The development of the "preferential option for the poor" became a hermeneutical approach to all ecumenical reflection; we have to see the world with the eyes of Jesus Christ, from the perspective of the marginalized and less privileged. But this perspective also confirmed that the "poor" have something to offer that the whole fellowship needs, the experience and the capacity to live and love “the other” in circumstances many of us are not able to live under.

Diakonia is the church’s ministry of sharing, healing and reconciliation and is of the very nature of being church, a community of the faithful disciples of Christ carrying forth the liberating gospel of life in fullness for all God’s creation. Through this affirmation, ecumenical diakonia became understood as the sharing and healing action of the Holy Spirit through the community of God’s people in and for the world.

Exploring this recognition of the significance and importance of the “local congregation” as the carrier of God’s “charity” (love) for the world, a recent WCC consultation gathered in Sri Lanka, June 2012, to discern the theological perspectives on diakonia in the 21st century, stating that “every Christian community in every geo-political and socio-economic context is called to be a diaconal community, witnessing to God’s transformative grace through acts of service that hold forth the promise of God’s reign, healing relationships and nurturing partnerships for the sake of God’s good creation.” This became also very clear in the mission statement from the Manila conference March 2012, received by the central committee of the WCC September 2012. In that statement, the mission in and from the margins became the leading perspective on mission, acknowledging the potential and the gifts of all. The church includes the poor not only serves the poor.

Furthermore, according to the June 2012 statement, ecumenical diakonia is “not limited to binding the wounds of the victims or doing acts of compassion” but also include “efforts aimed at confronting and transforming the forces and factors which cause suffering and deprivation.” In this way, the ecumenical activities of diakonia extend beyond “acts of charity” which seek to comfort the weak, the marginalised and the underprivileged neighbours in our communities. It proactively seeks to confront “the powers and principalities” of the world which perpetuate the systemic injustices and structures of exploitation that continue to enslave and victimise God’s creation, the objects of God’s love and the subject of God’s Kingdom.

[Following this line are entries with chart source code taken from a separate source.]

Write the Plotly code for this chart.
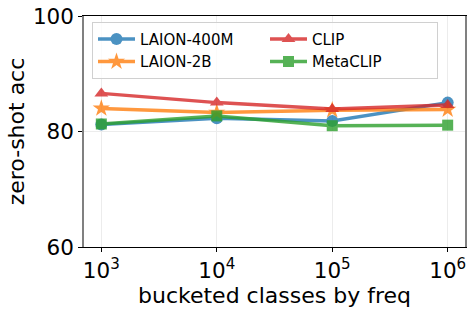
import plotly.graph_objects as go

freq = [1e3, 1e4, 1e5, 1e6]
laion400m = [81.2, 82.3, 81.8, 85.0]
laion2b = [84.0, 83.3, 83.7, 83.8]
clip = [86.6, 85.0, 83.9, 84.6]
metaclip = [81.3, 82.7, 81.0, 81.1]

series = [
    ("LAION-400M", laion400m, "#1f77b4", "circle", 1, 12),
    ("LAION-2B", laion2b, "#ff7f0e", "star", 3, 13),
    ("CLIP", clip, "#d62728", "triangle-up", 2, 12),
    ("MetaCLIP", metaclip, "#2ca02c", "square", 4, 11),
]

fig = go.Figure()
for name, vals, color, sym, rank, ms in series:
    fig.add_trace(go.Scatter(
        x=freq, y=vals, name=name, mode="lines+markers",
        line=dict(color=color, width=3.5),
        marker=dict(symbol=sym, size=ms, color=color, line=dict(width=0)),
        opacity=0.8, legendrank=rank,
    ))

font = "DejaVu Sans"
fig.update_layout(
    width=476, height=312,
    margin=dict(l=84, r=11, t=16, b=65, autoexpand=False),
    paper_bgcolor="white", plot_bgcolor="white",
    font=dict(family=font, color="black"),
    showlegend=True,
    legend=dict(
        orientation="h", x=0.021, y=0.975, xanchor="left", yanchor="top",
        bgcolor="rgba(255,255,255,0.8)", bordercolor="#d0d0d0", borderwidth=1,
        font=dict(size=15, family=font), entrywidth=120, entrywidthmode="pixels",
        itemwidth=37, tracegroupgap=0,
    ),
    xaxis=dict(
        type="log", range=[2.85, 6.15], automargin=False,
        tickvals=freq, ticktext=["10<sup>3</sup>", "10<sup>4</sup>", "10<sup>5</sup>", "10<sup>6</sup>"],
        tickfont=dict(size=21.5), ticks="outside", ticklen=4, tickcolor="black",
        showline=True, linecolor="black", linewidth=1.2, mirror=True,
        showgrid=True, gridcolor="#ececec", gridwidth=1, zeroline=False,
        title=dict(text="bucketed classes by freq", font=dict(size=22), standoff=0),
    ),
    yaxis=dict(
        range=[60, 100], tickvals=[60, 80, 100], automargin=False,
        tickfont=dict(size=21.5), ticks="outside", ticklen=4, tickcolor="black",
        showline=True, linecolor="#808080", linewidth=1.5, mirror=True,
        showgrid=True, gridcolor="#ececec", gridwidth=1, zeroline=False,
        title=dict(text="zero-shot acc", font=dict(size=22), standoff=2),
    ),
)

fig.write_html("out.html", config={"displayModeBar": False},
               post_script="document.body.style.margin='0';")
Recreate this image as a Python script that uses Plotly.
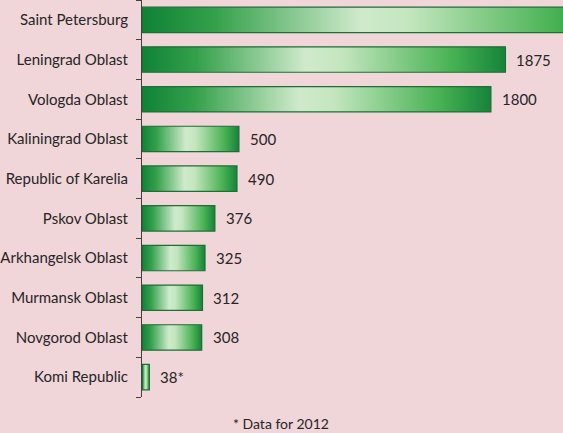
import plotly.graph_objects as go

regions = ["Saint Petersburg", "Leningrad Oblast", "Vologda Oblast", "Kaliningrad Oblast",
           "Republic of Karelia", "Pskov Oblast", "Arkhangelsk Oblast", "Murmansk Oblast",
           "Novgorod Oblast", "Komi Republic"]
values = [2500, 1875, 1800, 500, 490, 376, 325, 312, 308, 38]
value_labels = ["", "1875", "1800", "500", "490", "376", "325", "312", "308", "38*"]
footnote = "* Data for 2012"

BG = "#f0d5d9"
TEXT = "#262626"
AXIS = "#404040"
half = 0.32
scale = [[0.0, "#0f8236"], [0.15, "#34a04b"], [0.45, "#cfeacb"], [0.55, "#c4e6bf"],
         [0.85, "#49b254"], [1.0, "#14843a"]]

fig = go.Figure()
for i, (name, v) in enumerate(zip(regions, values)):
    fig.add_trace(go.Scatter(
        x=[0, v, v, 0, 0],
        y=[i - half, i - half, i + half, i + half, i - half],
        mode="lines", fill="toself",
        line=dict(color="#1d6f36", width=1.2),
        fillgradient=dict(type="horizontal", colorscale=scale),
        hoverinfo="skip", showlegend=False, name=name,
    ))

for i, (v, lab) in enumerate(zip(values, value_labels)):
    if lab:
        fig.add_annotation(x=v, y=i, text=lab, showarrow=False, xanchor="left",
                           yanchor="middle", xshift=9,
                           font=dict(family="Lato", size=15, color=TEXT))

fig.add_annotation(x=0.33, y=-0.068, xref="paper", yref="paper", text=footnote,
                   showarrow=False, xanchor="center", yanchor="middle",
                   font=dict(family="Lato", size=14, color=TEXT))

fig.update_layout(
    width=563, height=433,
    paper_bgcolor=BG, plot_bgcolor=BG,
    margin=dict(l=138, r=0, t=0, b=36),
    font=dict(family="Lato", size=15, color=TEXT),
    xaxis=dict(range=[0, 2172], visible=False, showgrid=False, zeroline=False),
    yaxis=dict(range=[9.5, -0.5], tickmode="array", tickvals=list(range(len(regions))),
               ticktext=regions, ticks="", showgrid=False, zeroline=False,
               showline=True, linecolor=AXIS, linewidth=1, ticklabelstandoff=10,
               tickfont=dict(family="Lato", size=15, color=TEXT),
               minor=dict(tickmode="array", tickvals=[k - 0.5 for k in range(len(regions) + 1)],
                          ticks="outside", ticklen=5, tickcolor=AXIS, tickwidth=1, showgrid=False)),
)

fig.write_html("out.html", config={"displayModeBar": False},
               post_script="document.body.style.margin='0';document.body.style.padding='0';"
                           "document.body.style.overflow='hidden';")
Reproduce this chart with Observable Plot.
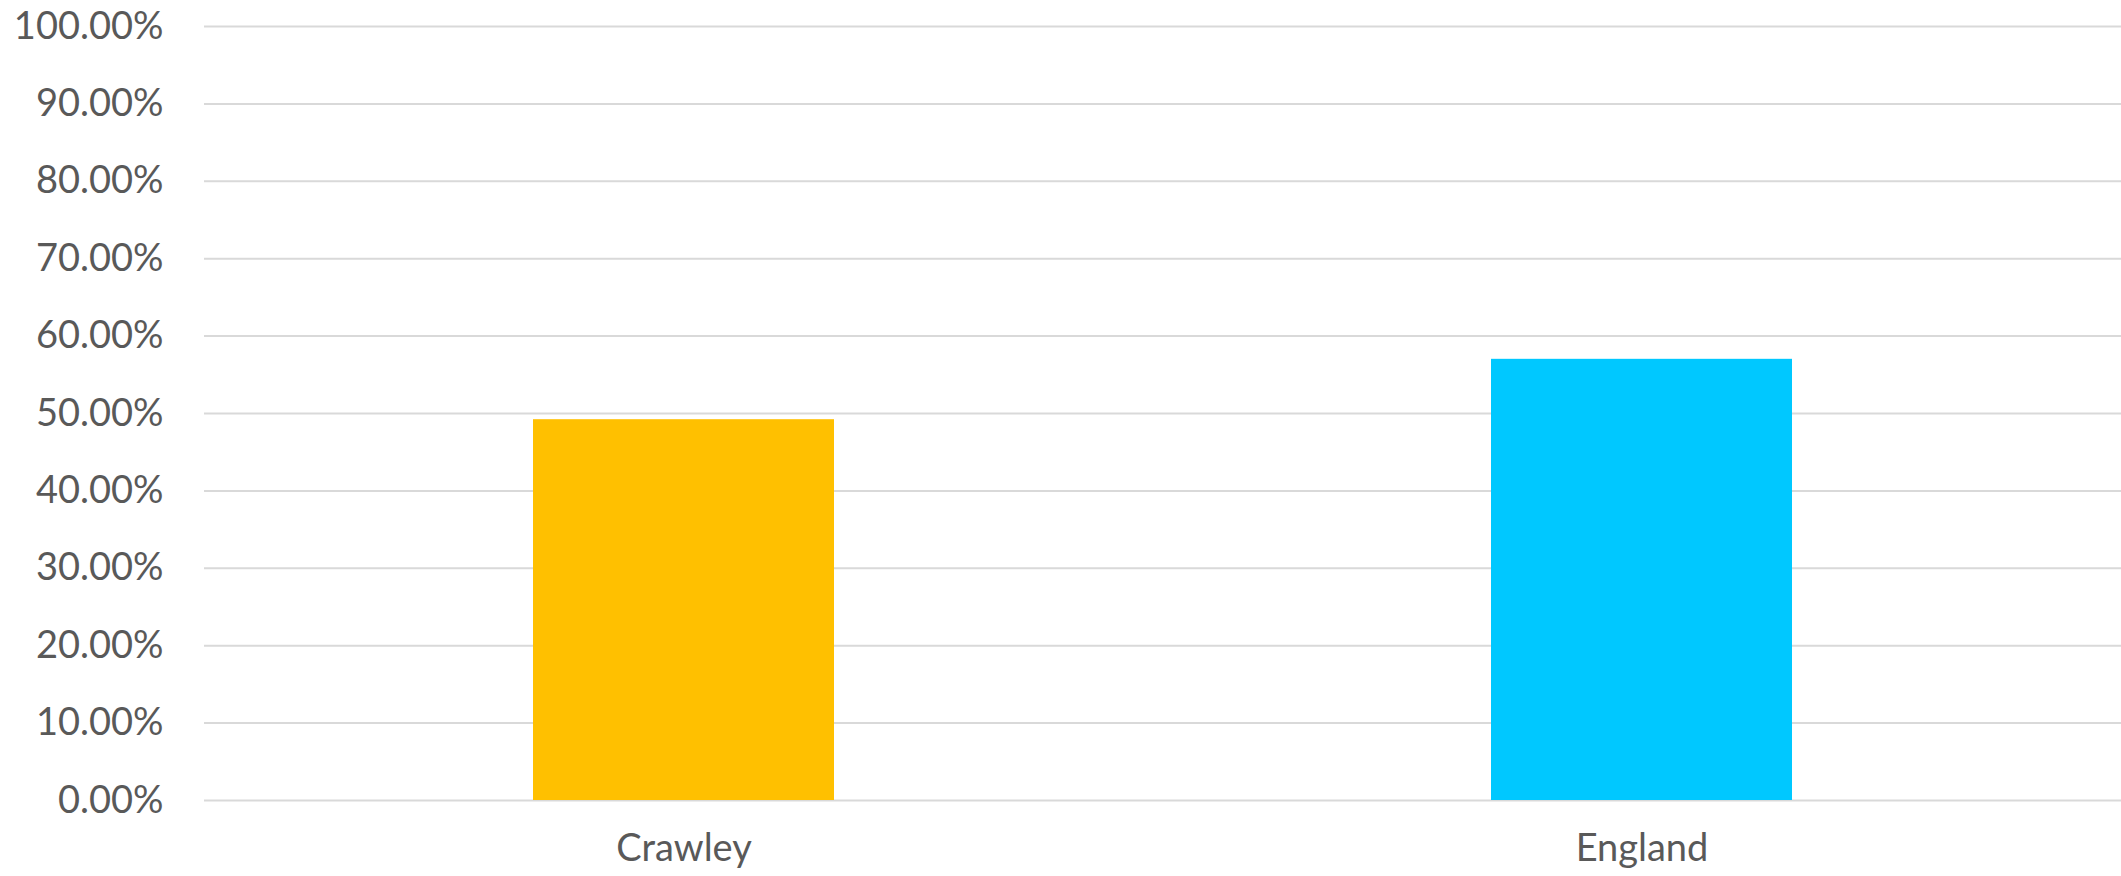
<!DOCTYPE html>
<html>
<head>
<meta charset="utf-8">
<script src="https://cdn.jsdelivr.net/npm/d3@7"></script>
<script src="https://cdn.jsdelivr.net/npm/@observablehq/plot@0.6"></script>
<style>
  html, body { margin: 0; padding: 0; background: #fff; }
  #chart svg { display: block; }
</style>
</head>
<body>
<div id="chart"></div>
<script>
const categories = ["Crawley", "England"];
const values = [0.492, 0.570];
const barColors = ["#FFC000", "#00C8FF"];
const yTicks = [0, 0.1, 0.2, 0.3, 0.4, 0.5, 0.6, 0.7, 0.8, 0.9, 1.0];

const data = categories.map((c, i) => ({category: c, value: values[i], color: barColors[i]}));

const chart = Plot.plot({
  width: 2121,
  height: 876,
  marginLeft: 204,
  marginRight: 0,
  marginTop: 26,
  marginBottom: 76,
  style: {fontFamily: "Lato, 'Open Sans', sans-serif", fontSize: "38px", color: "#595959", background: "#fff"},
  x: {domain: categories, paddingInner: 0.686, paddingOuter: 0.343, label: null},
  y: {domain: [0, 1], label: null},
  marks: [
    Plot.ruleY(yTicks, {stroke: "#d9d9d9", strokeWidth: 2}),
    Plot.barY(data, {x: "category", y: "value", fill: "color"}),
    Plot.axisY({ticks: yTicks, tickFormat: d3.format(".2%"), tickSize: 0, tickPadding: 41, fontSize: 38, fill: "#595959", label: null}),
    Plot.axisX({tickSize: 0, tickPadding: 34, fontSize: 38, fill: "#595959", label: null})
  ]
});
document.getElementById("chart").appendChild(chart);
</script>
</body>
</html>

Therefore, the ecumenical fellowship in and between churches must be a structure of mutual accountability, critically challenging one another and helping one another to express the Christian voice and offer the Christian contribution to and with the poor. It is our task to address the fact that so many live under the "poverty line". It is as well our responsibility to make the rich accountable and contribute to the defining a "greed line".

However, the transformative and prophetic nature of ecumenical diakonia does not merely empower the Christians to resist and confront evil but also to propose alternatives to the ways in which human beings relate with one another and with nature. Jesus, our Servant Lord, called those who follow him to be the salt of the earth, the light, and the leaven of the world (Matthew 5:13, 14), in other words, agents of change and alternative expressions for life. For the ecumenical movement, then, diakonia is both an expression of support and help to those in need as well as a creative action meant to bring about the world God so desires.

The poor need both charity for their immediate needs and advocacy to change the injustices of the world. Justice and peace, charity and advocacy must kiss one another.